### Plotting code records
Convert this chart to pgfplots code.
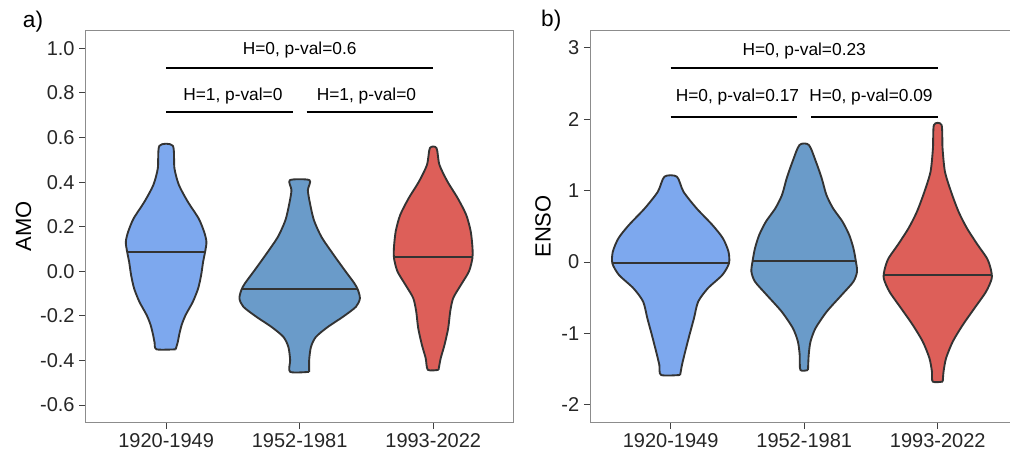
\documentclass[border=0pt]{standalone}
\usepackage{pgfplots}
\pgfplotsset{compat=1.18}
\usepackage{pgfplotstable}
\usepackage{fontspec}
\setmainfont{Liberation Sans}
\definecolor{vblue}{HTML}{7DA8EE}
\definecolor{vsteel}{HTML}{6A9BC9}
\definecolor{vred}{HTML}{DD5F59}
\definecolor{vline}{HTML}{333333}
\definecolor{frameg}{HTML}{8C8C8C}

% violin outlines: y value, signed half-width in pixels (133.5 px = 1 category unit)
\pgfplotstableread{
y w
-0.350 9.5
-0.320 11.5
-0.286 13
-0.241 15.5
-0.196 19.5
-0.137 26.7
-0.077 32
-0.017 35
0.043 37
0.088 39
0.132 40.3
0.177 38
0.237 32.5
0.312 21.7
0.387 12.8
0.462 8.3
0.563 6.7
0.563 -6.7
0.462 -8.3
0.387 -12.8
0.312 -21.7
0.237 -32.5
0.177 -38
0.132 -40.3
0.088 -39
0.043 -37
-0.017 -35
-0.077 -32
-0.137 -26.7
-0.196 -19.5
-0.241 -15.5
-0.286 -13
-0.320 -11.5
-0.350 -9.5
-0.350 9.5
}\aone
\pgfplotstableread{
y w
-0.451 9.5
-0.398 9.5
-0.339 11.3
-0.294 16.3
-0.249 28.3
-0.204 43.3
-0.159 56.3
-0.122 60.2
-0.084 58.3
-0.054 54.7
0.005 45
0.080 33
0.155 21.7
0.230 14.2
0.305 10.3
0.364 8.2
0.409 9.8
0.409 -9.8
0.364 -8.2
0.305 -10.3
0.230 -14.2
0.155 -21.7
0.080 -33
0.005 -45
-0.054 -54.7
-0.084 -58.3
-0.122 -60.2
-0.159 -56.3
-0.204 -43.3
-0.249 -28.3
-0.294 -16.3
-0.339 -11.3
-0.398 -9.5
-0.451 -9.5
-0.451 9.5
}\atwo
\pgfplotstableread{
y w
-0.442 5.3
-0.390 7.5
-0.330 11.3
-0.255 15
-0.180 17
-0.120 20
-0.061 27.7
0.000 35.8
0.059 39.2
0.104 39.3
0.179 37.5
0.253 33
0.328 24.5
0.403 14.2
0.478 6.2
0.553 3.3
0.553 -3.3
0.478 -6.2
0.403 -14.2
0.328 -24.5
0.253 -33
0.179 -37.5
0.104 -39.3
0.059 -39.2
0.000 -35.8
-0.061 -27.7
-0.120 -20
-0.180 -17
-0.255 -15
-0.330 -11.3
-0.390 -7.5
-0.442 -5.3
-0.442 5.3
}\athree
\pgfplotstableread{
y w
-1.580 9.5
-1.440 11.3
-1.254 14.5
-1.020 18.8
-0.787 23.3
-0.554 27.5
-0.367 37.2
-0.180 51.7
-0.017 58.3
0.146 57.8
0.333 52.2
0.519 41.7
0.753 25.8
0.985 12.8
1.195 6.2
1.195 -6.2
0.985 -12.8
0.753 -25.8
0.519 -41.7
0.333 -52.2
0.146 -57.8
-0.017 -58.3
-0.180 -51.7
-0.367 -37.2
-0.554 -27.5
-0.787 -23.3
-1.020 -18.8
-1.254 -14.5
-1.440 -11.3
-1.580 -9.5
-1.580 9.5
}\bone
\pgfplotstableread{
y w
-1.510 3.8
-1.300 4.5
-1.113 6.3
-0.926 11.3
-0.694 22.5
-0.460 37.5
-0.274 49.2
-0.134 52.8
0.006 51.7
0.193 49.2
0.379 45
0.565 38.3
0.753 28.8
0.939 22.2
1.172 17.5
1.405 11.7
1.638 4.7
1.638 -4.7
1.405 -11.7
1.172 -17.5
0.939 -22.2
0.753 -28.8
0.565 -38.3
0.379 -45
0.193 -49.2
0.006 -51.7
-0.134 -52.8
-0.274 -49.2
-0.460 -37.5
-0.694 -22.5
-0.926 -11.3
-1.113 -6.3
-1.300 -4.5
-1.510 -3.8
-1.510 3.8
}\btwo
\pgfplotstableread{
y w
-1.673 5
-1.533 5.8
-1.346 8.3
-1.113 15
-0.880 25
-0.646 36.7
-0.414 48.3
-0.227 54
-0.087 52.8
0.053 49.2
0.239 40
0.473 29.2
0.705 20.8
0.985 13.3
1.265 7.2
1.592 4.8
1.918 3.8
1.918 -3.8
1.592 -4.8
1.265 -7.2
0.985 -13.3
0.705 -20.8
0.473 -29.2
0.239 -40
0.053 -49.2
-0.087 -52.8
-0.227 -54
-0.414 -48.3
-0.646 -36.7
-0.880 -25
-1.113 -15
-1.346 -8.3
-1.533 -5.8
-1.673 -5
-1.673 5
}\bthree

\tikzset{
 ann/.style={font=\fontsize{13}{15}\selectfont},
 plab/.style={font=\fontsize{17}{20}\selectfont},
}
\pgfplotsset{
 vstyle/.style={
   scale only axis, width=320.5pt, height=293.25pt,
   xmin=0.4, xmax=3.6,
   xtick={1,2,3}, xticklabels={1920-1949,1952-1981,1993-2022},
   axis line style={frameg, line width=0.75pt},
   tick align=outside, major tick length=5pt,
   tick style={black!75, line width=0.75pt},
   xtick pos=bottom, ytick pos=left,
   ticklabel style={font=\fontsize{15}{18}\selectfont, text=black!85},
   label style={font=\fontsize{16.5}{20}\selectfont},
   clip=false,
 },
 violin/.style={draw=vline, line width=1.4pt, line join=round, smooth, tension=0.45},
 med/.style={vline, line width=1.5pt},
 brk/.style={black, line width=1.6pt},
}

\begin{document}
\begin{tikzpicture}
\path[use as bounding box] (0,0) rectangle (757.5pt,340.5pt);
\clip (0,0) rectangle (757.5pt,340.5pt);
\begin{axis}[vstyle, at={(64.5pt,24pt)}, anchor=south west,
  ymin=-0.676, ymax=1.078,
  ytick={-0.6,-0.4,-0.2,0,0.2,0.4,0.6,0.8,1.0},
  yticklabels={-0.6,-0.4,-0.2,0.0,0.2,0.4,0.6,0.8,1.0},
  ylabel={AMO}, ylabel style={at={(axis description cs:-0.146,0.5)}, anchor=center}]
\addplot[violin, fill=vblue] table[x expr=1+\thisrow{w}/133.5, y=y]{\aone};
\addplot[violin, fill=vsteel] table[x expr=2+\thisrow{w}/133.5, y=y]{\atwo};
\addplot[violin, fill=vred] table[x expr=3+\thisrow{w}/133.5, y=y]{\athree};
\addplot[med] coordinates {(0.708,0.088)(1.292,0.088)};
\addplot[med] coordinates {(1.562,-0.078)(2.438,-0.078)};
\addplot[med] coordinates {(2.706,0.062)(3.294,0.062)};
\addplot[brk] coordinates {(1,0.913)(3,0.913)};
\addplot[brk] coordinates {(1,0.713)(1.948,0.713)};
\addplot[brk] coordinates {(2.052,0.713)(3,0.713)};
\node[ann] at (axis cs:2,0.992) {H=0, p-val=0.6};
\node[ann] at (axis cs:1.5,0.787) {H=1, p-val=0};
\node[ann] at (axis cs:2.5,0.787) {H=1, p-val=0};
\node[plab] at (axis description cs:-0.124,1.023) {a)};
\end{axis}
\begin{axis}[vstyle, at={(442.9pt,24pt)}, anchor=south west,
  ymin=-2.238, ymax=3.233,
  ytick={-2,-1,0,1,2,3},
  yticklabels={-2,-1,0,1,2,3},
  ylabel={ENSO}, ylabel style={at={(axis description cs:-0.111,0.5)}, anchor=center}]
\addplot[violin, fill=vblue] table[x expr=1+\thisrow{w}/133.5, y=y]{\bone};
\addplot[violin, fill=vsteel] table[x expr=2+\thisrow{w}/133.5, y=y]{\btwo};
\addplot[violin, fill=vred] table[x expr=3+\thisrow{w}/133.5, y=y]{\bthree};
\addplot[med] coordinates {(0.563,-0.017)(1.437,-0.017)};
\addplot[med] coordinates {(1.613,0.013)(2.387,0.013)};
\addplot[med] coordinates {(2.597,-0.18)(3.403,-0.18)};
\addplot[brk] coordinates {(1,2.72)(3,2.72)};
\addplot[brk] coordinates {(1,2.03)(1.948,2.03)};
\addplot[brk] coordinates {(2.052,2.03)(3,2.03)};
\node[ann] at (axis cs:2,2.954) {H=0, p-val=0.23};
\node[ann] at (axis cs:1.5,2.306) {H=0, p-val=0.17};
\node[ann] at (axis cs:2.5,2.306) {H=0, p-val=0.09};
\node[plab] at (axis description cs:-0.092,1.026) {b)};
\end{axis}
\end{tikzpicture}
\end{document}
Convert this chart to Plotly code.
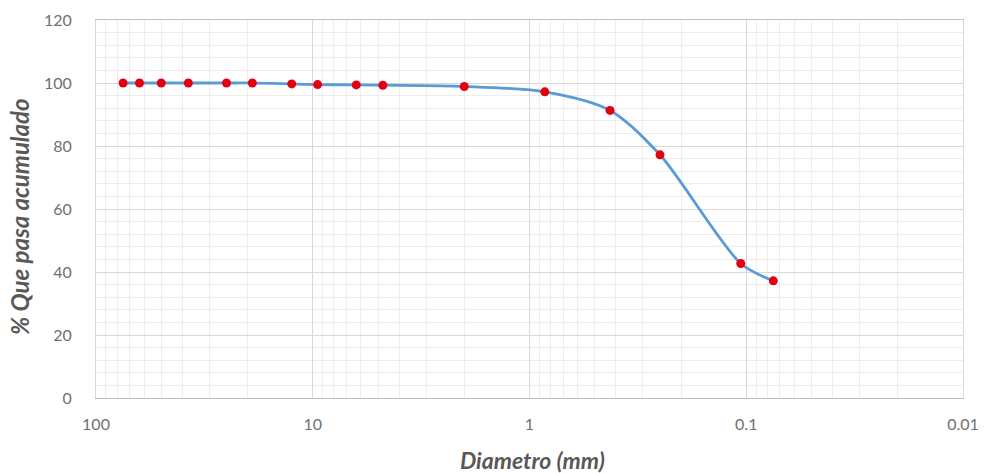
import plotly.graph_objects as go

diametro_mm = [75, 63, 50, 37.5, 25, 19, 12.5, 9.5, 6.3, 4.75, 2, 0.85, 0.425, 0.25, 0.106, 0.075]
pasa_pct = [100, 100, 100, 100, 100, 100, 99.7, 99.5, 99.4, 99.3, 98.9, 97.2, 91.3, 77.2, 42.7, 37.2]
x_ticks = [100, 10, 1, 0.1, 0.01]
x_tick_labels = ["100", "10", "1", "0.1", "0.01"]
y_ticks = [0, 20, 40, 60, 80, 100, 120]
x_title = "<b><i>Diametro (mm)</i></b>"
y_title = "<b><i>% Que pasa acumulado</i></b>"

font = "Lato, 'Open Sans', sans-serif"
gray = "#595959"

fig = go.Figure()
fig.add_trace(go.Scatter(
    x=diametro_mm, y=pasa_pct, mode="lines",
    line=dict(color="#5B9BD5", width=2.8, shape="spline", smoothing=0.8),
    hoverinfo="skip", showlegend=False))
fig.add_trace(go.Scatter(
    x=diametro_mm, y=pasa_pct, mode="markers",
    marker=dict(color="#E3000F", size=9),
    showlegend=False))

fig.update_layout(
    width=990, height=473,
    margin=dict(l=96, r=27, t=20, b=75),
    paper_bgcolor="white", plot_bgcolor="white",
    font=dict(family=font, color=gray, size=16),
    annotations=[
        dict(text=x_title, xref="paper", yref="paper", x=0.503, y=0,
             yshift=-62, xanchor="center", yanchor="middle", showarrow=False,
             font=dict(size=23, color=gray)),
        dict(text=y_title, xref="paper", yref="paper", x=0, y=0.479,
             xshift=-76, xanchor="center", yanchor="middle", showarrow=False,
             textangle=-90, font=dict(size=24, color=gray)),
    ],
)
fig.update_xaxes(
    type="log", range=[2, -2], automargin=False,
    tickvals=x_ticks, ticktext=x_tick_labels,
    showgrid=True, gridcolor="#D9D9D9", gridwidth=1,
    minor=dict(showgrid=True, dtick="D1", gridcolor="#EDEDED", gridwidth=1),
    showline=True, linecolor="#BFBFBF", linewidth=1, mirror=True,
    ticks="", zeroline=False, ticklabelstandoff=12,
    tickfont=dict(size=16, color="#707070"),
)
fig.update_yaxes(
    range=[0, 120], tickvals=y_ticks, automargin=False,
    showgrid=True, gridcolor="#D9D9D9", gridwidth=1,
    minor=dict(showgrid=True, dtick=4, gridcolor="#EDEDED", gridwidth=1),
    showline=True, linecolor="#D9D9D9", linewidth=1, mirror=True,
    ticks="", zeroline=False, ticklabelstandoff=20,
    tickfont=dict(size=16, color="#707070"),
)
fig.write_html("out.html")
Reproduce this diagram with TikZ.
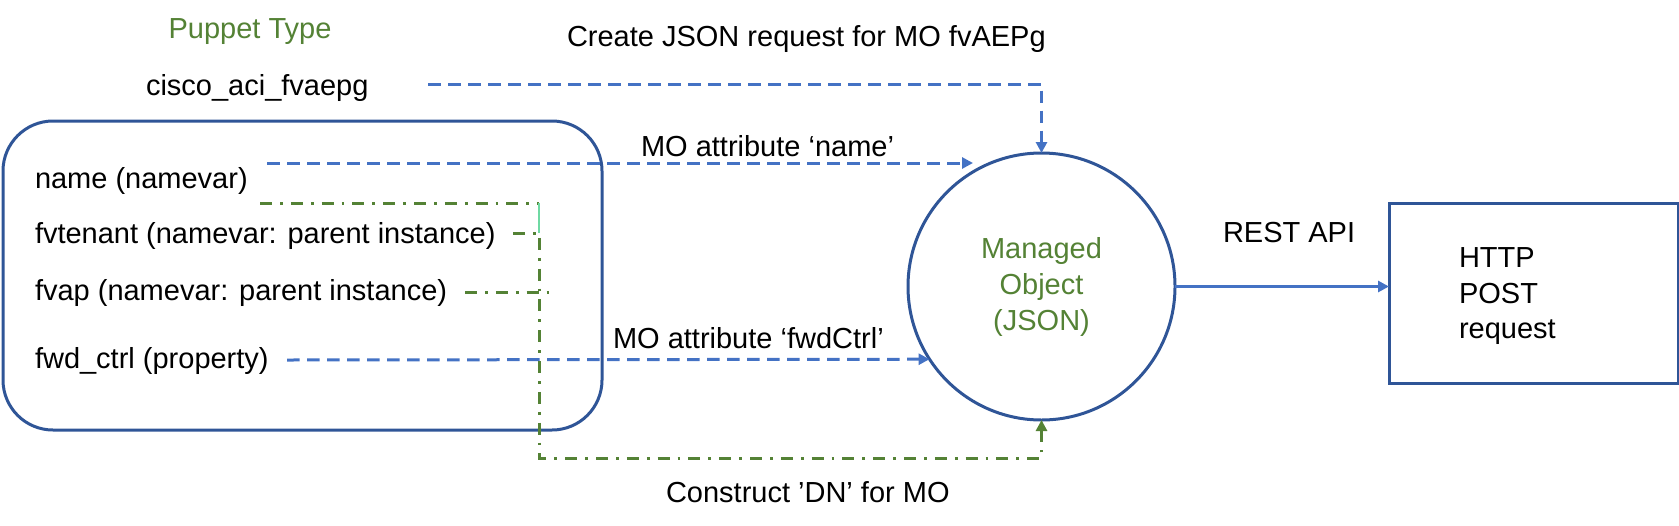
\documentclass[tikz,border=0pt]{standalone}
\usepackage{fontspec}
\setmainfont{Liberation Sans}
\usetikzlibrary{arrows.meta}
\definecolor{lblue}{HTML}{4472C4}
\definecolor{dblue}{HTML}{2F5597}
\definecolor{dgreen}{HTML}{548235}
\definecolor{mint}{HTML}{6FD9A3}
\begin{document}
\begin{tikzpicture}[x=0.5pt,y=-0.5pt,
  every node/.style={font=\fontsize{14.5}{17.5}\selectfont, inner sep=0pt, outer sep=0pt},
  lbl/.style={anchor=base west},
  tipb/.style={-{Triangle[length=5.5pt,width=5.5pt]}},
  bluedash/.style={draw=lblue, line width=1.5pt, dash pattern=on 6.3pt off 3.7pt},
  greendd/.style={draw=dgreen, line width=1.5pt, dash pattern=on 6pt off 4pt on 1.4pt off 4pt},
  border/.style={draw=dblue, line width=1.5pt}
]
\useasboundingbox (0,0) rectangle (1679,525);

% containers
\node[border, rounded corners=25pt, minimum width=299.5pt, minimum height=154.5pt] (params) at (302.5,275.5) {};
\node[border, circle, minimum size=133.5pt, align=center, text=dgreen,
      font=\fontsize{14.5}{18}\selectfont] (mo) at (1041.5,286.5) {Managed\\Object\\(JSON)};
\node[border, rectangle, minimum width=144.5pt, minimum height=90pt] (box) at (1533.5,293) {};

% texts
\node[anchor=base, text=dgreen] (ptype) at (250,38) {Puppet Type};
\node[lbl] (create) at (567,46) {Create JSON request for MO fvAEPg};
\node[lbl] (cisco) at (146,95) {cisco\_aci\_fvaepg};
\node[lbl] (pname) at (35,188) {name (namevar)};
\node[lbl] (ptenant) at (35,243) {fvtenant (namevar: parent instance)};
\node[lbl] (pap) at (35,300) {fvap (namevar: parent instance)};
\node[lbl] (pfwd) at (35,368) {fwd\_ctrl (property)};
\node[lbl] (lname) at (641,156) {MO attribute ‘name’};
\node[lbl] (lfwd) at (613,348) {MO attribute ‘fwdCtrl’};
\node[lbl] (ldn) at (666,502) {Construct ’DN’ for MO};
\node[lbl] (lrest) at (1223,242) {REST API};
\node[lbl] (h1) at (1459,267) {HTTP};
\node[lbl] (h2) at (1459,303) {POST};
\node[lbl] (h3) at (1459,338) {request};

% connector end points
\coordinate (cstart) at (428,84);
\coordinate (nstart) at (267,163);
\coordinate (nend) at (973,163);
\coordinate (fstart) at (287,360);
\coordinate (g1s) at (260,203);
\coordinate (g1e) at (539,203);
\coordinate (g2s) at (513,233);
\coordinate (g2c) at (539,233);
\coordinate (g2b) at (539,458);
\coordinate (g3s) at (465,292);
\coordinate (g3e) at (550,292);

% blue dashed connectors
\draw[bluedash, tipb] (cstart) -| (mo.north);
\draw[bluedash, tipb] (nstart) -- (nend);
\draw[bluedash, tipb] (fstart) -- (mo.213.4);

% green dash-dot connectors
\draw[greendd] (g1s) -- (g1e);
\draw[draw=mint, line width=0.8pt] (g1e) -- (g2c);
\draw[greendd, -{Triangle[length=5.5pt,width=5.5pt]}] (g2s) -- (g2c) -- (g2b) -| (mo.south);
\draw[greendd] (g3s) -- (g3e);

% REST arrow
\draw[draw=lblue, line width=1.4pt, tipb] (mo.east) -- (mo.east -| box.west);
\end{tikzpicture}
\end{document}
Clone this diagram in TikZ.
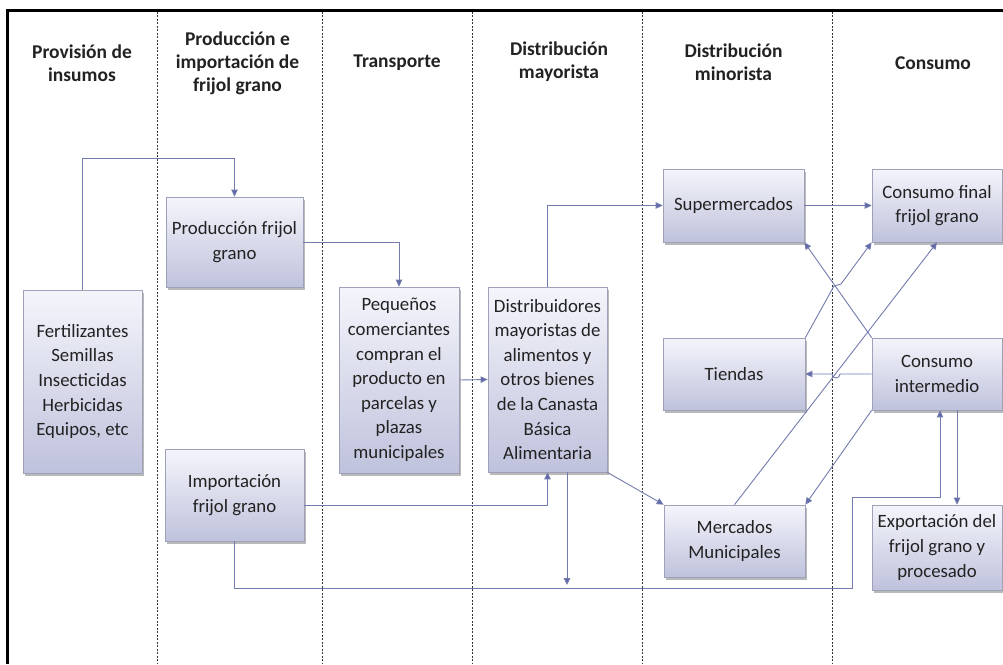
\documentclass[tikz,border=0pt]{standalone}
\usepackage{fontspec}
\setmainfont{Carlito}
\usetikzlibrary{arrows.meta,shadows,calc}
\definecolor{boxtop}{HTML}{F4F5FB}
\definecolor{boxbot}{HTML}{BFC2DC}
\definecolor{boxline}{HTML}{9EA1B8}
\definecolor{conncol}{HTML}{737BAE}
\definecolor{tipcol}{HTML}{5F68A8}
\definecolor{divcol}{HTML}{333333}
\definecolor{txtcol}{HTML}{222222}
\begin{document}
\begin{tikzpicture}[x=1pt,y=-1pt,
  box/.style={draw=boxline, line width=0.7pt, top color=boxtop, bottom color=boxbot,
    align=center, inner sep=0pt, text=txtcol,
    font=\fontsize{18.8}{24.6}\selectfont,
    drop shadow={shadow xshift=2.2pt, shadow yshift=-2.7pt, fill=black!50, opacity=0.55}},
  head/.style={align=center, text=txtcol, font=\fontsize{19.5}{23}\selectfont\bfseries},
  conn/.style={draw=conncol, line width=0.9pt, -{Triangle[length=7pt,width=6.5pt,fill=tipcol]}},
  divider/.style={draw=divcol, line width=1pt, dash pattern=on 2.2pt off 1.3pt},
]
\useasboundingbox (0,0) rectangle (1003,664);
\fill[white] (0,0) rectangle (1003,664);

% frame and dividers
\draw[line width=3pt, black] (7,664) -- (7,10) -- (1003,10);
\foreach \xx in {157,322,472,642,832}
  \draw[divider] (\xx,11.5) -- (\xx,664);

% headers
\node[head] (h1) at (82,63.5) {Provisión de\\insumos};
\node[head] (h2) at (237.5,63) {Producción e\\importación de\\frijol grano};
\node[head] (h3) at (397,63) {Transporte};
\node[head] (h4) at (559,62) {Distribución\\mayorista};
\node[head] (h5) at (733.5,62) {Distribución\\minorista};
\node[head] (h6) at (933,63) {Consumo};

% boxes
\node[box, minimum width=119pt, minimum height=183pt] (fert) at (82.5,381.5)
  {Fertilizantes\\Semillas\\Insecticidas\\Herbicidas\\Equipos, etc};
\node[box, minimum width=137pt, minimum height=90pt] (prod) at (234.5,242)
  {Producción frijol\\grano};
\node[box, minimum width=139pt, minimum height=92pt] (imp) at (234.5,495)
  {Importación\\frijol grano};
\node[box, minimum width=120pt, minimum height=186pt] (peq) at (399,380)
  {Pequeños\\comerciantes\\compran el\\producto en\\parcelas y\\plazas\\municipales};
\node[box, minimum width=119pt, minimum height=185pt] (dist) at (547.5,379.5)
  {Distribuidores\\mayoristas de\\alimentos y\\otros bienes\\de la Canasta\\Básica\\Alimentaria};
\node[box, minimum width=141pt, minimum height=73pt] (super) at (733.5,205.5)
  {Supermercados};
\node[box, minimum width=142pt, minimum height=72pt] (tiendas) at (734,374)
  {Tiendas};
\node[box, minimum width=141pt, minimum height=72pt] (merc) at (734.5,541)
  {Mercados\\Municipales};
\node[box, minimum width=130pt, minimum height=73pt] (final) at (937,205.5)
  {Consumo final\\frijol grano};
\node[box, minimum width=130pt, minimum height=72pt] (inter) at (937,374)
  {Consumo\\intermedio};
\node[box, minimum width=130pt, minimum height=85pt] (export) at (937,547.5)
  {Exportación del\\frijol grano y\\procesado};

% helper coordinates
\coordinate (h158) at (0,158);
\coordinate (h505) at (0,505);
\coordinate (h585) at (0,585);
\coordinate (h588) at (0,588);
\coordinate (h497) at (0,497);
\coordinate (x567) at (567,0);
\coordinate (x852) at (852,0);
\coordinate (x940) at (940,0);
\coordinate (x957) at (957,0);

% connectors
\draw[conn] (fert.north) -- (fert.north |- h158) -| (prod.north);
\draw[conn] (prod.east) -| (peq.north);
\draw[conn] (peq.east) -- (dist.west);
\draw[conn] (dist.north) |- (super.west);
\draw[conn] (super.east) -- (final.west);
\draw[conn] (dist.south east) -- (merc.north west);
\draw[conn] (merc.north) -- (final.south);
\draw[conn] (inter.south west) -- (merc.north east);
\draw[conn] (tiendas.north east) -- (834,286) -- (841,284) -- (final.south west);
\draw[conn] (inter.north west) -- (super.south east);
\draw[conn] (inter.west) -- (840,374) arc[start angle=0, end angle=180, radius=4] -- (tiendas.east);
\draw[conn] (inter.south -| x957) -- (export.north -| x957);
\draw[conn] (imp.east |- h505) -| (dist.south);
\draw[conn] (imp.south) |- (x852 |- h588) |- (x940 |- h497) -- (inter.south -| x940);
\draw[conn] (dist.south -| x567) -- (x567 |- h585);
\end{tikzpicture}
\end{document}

### WHAT YOU WILL DO
Transcribe only the lines from the line holding "Reproduce this diagram with TikZ." through the line holding "minimum width=144.5pt, minimum", inclusive, without any of the pictures.

### RESPONSE TO THIS TASK
Reproduce this diagram with TikZ.
\documentclass[tikz,border=0pt]{standalone}
\usepackage{fontspec}
\setmainfont{Liberation Sans}
\usetikzlibrary{arrows.meta}
\definecolor{lblue}{HTML}{4472C4}
\definecolor{dblue}{HTML}{2F5597}
\definecolor{dgreen}{HTML}{548235}
\definecolor{mint}{HTML}{6FD9A3}
\begin{document}
\begin{tikzpicture}[x=0.5pt,y=-0.5pt,
  every node/.style={font=\fontsize{14.5}{17.5}\selectfont, inner sep=0pt, outer sep=0pt},
  lbl/.style={anchor=base west},
  tipb/.style={-{Triangle[length=5.5pt,width=5.5pt]}},
  bluedash/.style={draw=lblue, line width=1.5pt, dash pattern=on 6.3pt off 3.7pt},
  greendd/.style={draw=dgreen, line width=1.5pt, dash pattern=on 6pt off 4pt on 1.4pt off 4pt},
  border/.style={draw=dblue, line width=1.5pt}
]
\useasboundingbox (0,0) rectangle (1679,525);

% containers
\node[border, rounded corners=25pt, minimum width=299.5pt, minimum height=154.5pt] (params) at (302.5,275.5) {};
\node[border, circle, minimum size=133.5pt, align=center, text=dgreen,
      font=\fontsize{14.5}{18}\selectfont] (mo) at (1041.5,286.5) {Managed\\Object\\(JSON)};
\node[border, rectangle, minimum width=144.5pt, minimum height=90pt] (box) at (1533.5,293) {};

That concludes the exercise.